A college scholarship for every graduate of an Ohio high school. One billion dollars a year deposited in to grant and scholarship accounts. More incentives for new and high-paying jobs right here in Ohio. There just has to be a catch. Thankfully for skeptics, there is such a catch to the Ohio Learn and Earn campaign to put college scholarships on the ballot. Turns out those scholarships will be paid for with . . . slot machines!
As we all know, summer time means petitions and signature gatherers pestering you and me to get their initiatives on the ballot. It just turns out some of those canvassers are less honest than others. The Ohio Council of Churches is alleging a “pervasive pattern of deception” among gatherers for Ohio Learn and Earn. Tom Smith, who is the Council’s director of public policy, was approached by a gatherer at a library and told- when asked- that money for the scholarships would not be provided by expanding gambling in Ohio.
Apparently even Ohio Learn and Earn has acknowledged this is a problem. Even though it says (in the last paragraph of its description) on its website that “Learn & Earn will be funded by proceeds on slot machines at 9 venues in Ohio,” its gatherers have been saying something else. Evidently Learn and Earn has received a number of complaints regarding this, but no one has mentioned any names. Misrepresenting the purpose, cause, or effects of a petition, of course, is a crime in the State of Ohio and is punishable by a maximum of six months in jail.

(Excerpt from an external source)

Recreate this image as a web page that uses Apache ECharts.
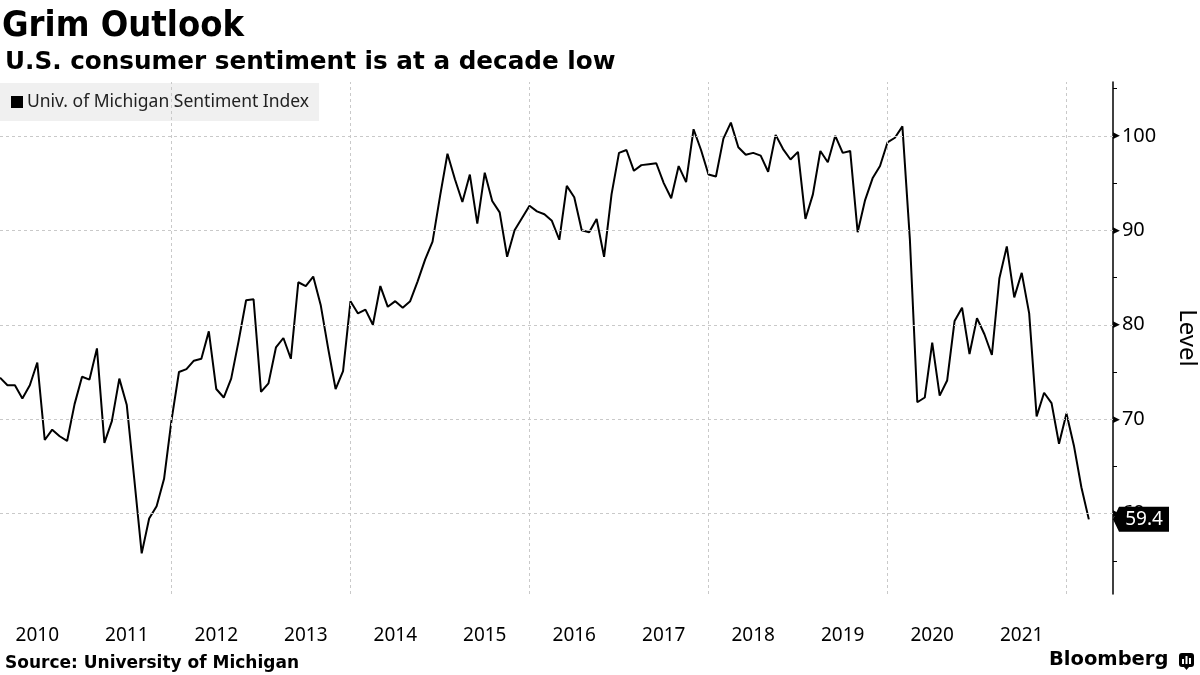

Your outrage in reading this, no doubt, will be proportional to your personal feelings on gambling, which has become quite the controversy here in Ohio. Coming from a state with both a lottery and Indian gaming casinos, I have no real problem with gambling or the fact that they provide much-needed resources to the state (or tribe). Maybe you feel the same way I do about gambling, or maybe you don’t. But you deserve to be told when you’re signing a petition to allow it. Learn and Earn has until August 9 to get more than 300,000 signatures to put their proposal on the ballot. Perhaps their efforts would be that much harder if those 300,000 knew what they were signing.